Apa anda tidak miris melihat kehidupan para buruh dan petani miskin di tanah air yang kaya raya ini? Petani miskin yang dari bada subuh telah melangkahkan kakinya ke swah ditemani cangkul dan bekal makanan seadanya, lalu bekerja melewatkan sepanjang hari yang terik untuk menggarap sepetak kecil sawah hanya untuk mendapat beberapa helai rupiah?

Apa anda tidak miris melihat anak-anak yang harus mengamen di jalanan, anak anak tukang ojeg payung yang hujan-hujanan agar anda tidak kehujanan, anak-anak yang menyemir sepatu atau melap kaca mobil anda, anak-anak yang meninggalkan sekolah untuk membantu kedua orangtuanya? Tidak tergetar kah hati anda? Rabb..

Apa anda tidak miris melihat para pemungut sampah (bahkan banyak sy temukan anak-anak di himpunan ini.red) yang seharian bekerja dari subuh sampai larut malam hanya untuk rupiah yang tidak seberapa? Sedikit rupiah, namun sangat berarti bagi mereka...

Apakah anda tega melihat pedagang miskin dengan barang dagangan seadanya, namun ia punya banyak tanggungan anak istri di rumah?

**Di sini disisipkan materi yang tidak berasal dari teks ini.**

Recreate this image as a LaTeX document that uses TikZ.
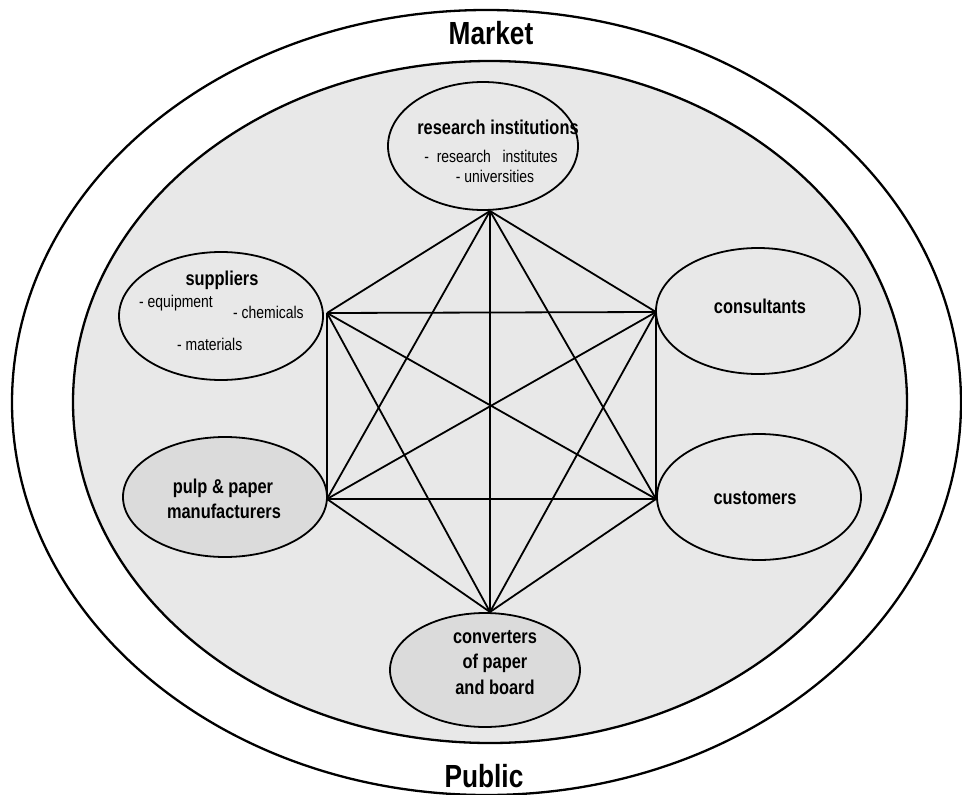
\documentclass[tikz,border=0pt]{standalone}
\usepackage{fontspec}
\setmainfont{Liberation Sans}
\newfontfamily\nar{Liberation Sans}[FakeStretch=0.82]
\usetikzlibrary{shapes.geometric}
\definecolor{bgin}{HTML}{E8E8E8}
\definecolor{dark}{HTML}{DBDBDB}
\begin{document}
\begin{tikzpicture}[x=1pt,y=-1pt,
 blob/.style={ellipse, draw, line width=1.8pt, fill=bgin, inner sep=0pt},
 heavy/.style={blob, fill=dark},
 link/.style={line width=1.8pt},
 txt/.style={anchor=base, inner sep=0pt},
 big/.style={txt, font=\nar\bfseries\fontsize{32}{36}\selectfont},
 head/.style={txt, font=\nar\bfseries\fontsize{20}{22}\selectfont},
 sub/.style={txt, font=\nar\fontsize{17}{19}\selectfont}]
\useasboundingbox (0,0) rectangle (962,795);
\draw[line width=2.3pt, fill=white] (486.5,402.5) ellipse [x radius=474.5pt, y radius=392.5pt];
\draw[line width=2.3pt, fill=bgin] (490,402) ellipse [x radius=417pt, y radius=341pt];

\node[blob, minimum width=190pt, minimum height=128pt] (res) at (483,146) {};
\node[blob, minimum width=204pt, minimum height=128pt] (sup) at (221,316) {};
\node[heavy, minimum width=204pt, minimum height=120pt] (pulp) at (225,497) {};
\node[blob, minimum width=204pt, minimum height=126pt] (cons) at (758,311) {};
\node[blob, minimum width=204pt, minimum height=126pt] (cust) at (759,497) {};
\node[heavy, minimum width=190pt, minimum height=114pt] (conv) at (485,670) {};

\coordinate (vT) at (490,211);
\coordinate (vUL) at (327,313);
\coordinate (vUR) at (656,312);
\coordinate (vLL) at (327,499);
\coordinate (vLR) at (656,499);
\coordinate (vB) at (490,612);

\foreach \a/\b in {vT/vUL, vT/vUR, vT/vLL, vT/vLR, vT/vB,
                   vUL/vUR, vUL/vLL, vUL/vLR, vUL/vB,
                   vUR/vLL, vUR/vLR, vUR/vB,
                   vLL/vLR, vLL/vB, vLR/vB}
  \draw[link, line join=round] (\a) -- (\b);

\node[big] (market) at (491,45) {Market};
\node[big] (public) at (484,787) {Public};

\node[head] (resT) at (498,134) {research institutions};
\node[sub] (resA) at (491,162) {-\ \ research\ \ \ institutes};
\node[sub] (resB) at (495,182) {- universities};

\node[head] (supT) at (222,285) {suppliers};
\node[sub, anchor=base west] (supA) at (139,307) {- equipment};
\node[sub, anchor=base west] (supB) at (233,318) {- chemicals};
\node[sub, anchor=base west] (supC) at (177,350) {- materials};

\node[head] (pulpA) at (223,493) {pulp \& paper};
\node[head] (pulpB) at (224,518) {manufacturers};

\node[head] (consT) at (760,313) {consultants};
\node[head] (custT) at (755,504) {customers};

\node[head] (convA) at (495,643) {converters};
\node[head] (convB) at (495,668) {of paper};
\node[head] (convC) at (495,694) {and board};
\end{tikzpicture}
\end{document}
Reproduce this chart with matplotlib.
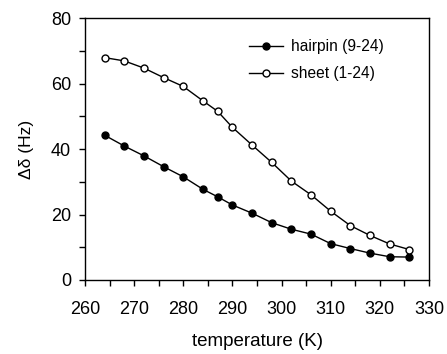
import matplotlib
matplotlib.use("Agg")
import matplotlib.pyplot as plt
from matplotlib.ticker import MultipleLocator

plt.rcParams['font.family'] = ['Liberation Sans', 'DejaVu Sans']

temperature = [264, 268, 272, 276, 280, 284, 287, 290, 294, 298, 302, 306, 310, 314, 318, 322, 326]
hairpin = [44.2, 40.9, 37.9, 34.6, 31.5, 27.7, 25.4, 22.9, 20.4, 17.5, 15.5, 14.0, 11.1, 9.6, 8.2, 7.1, 7.0]
sheet = [67.9, 66.9, 64.7, 61.8, 59.1, 54.7, 51.5, 46.6, 41.2, 35.9, 30.2, 26.0, 21.0, 16.6, 13.6, 11.0, 9.3]
labels = ["hairpin (9-24)", "sheet (1-24)"]

fig = plt.figure(figsize=(4.47, 3.54), dpi=100)
ax = fig.add_axes([85/447, 1 - 280/354, (429-85)/447, (280-18)/354])

ax.plot(temperature, hairpin, '-o', color='black', lw=1.0, ms=5,
        mfc='black', mec='black', label=labels[0])
ax.plot(temperature, sheet, '-o', color='black', lw=1.0, ms=5,
        mfc='white', mec='black', mew=1.0, label=labels[1])

ax.set_xlim(260, 330)
ax.set_ylim(0, 80)
ax.xaxis.set_major_locator(MultipleLocator(10))
ax.xaxis.set_minor_locator(MultipleLocator(5))
ax.yaxis.set_major_locator(MultipleLocator(20))
ax.yaxis.set_minor_locator(MultipleLocator(10))
ax.tick_params(which='major', direction='out', length=4, width=1, labelsize=13)
ax.tick_params(axis='x', which='major', pad=11)
ax.tick_params(axis='y', which='major', pad=6)
ax.tick_params(which='minor', direction='out', length=4, width=1)
for s in ax.spines.values():
    s.set_linewidth(1)

ax.set_xlabel("temperature (K)", fontsize=13.5, labelpad=11)
ax.set_ylabel("Δδ (Hz)", fontsize=12.5, labelpad=12)

ax.legend(loc='upper left', bbox_to_anchor=((249-85)/344, 0.918), frameon=False, fontsize=11.2,
          handlelength=2.2, handletextpad=0.5, labelspacing=0.75, borderpad=0, borderaxespad=0)

fig.savefig("out.png", dpi=100)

Atau anda tega, melihat berderet pengemis jalanan di berbagai sudut kota besar?

Dan lain sebagainya, yang tidak akan habis sy ceritakan satu per satu..
___________________

Ah, hati sy merintih.. Lebih jauh lagi, hati sy menahan tangis melihat berbagai fenomena sosial itu.

Indonesiaku...
Hari ini, sy melihat seorang nenek yang bungkuknya hampir 90 derjat, tapi ia masih bekerja di lahan dan mengangkut beban berat di punggungnya yang setengah tegak itu. Tiba-tiba nenek menghampiri sy yang baru saja selesai penelitian dan sedang menunggu ojeg, nenek tersebut tiba-tiba berkata sambil menjulurkan telapak tangannya kepada sy,"Neng, hampura ema.."* Sy salah tingkah.. Ketika hati sy belum selesai merasa iba, sang nenek sudah menyapa sy dengan sentuhan yang begitu lembut.. Sy jawab,"Muhun ema, sami-sami.."** Sy heran sendiri, sang nenek tiba-tiba bilang 'hampura' padahal ga salah apa-apa. Itulah salah satu bentuk sopan santun agaknya. Yang bikin sy berdecak kagum lagi, ternyata sang nenek berjalan kaki sejauh itu, dari lahan penelitian sy ke perkampungan penduduk yang jaraknya lumayan jauh. Sy malu... Sangat malu. Sy dan teman sy aja yg masih muda malah naik ojek, neneknya yang sudah renta tapi berjalan kaki. Seriusan, jaraknya jauuhh.. Allah...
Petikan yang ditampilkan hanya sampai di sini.